Holding: The Court held that a State cannot ignore a defendant’s repeated demand for trial simply because the defendant is imprisoned in another prison system and must make a diligent, good-faith effort to secure the defendant’s presence for trial.

Real World Impact:
  • States must seek transfers or use writs to produce jailed defendants for trial.
  • People jailed in other systems can insist on speedy trials; delay claims may be raised.
  • States may need to arrange transfers or bear transportation and custody costs.
Topics: speedy trial rights, prisoner transfers, state criminal trials, interstate detention

Summary

Background

A man indicted in Harris County, Texas, wrote the trial court requesting a speedy trial but remained a federal prisoner at Leavenworth, Kansas. For years he renewed his requests while Texas took no steps to obtain his appearance. The Texas Supreme Court refused a mandamus order to force trial, relying on a prior decision that treated imprisonment in another system as excusing state action. The petitioner then asked this Court to review that refusal.

Reasoning

The Court asked whether a State may ignore a defendant’s demand for trial merely because the defendant is imprisoned by another authority.

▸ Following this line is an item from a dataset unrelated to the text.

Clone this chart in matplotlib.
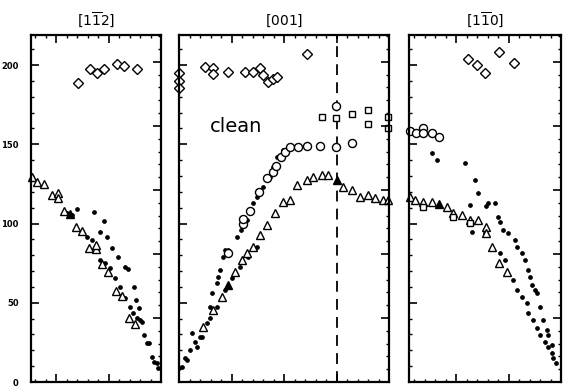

Relying on earlier decisions about speedy trial and cooperation between jurisdictions, the Court said the State cannot simply decline to act. Texas had a constitutional duty to make a diligent, good-faith effort to secure the prisoner’s presence. The Court set aside the Texas Supreme Court’s order and remanded for further proceedings consistent with that rule.

Real world impact

The decision means state authorities must take practical steps—such as requesting transfer or issuing the usual writs—to obtain jailed defendants for trial instead of doing nothing. The ruling recognizes harms from delay: lost concurrent sentencing, worse prison conditions, impaired defense, and anxiety. The remand is not itself a final ruling that the charge must be dismissed; it requires Texas to act under the guidance in the opinion.

Dissents or concurrances

Several Justices joined with qualifications. One Justice urged clarity that remand aims to secure a trial and not force dismissal; another would ground the result in due process and asked for clearer procedures on remand and burden of proof about prejudice.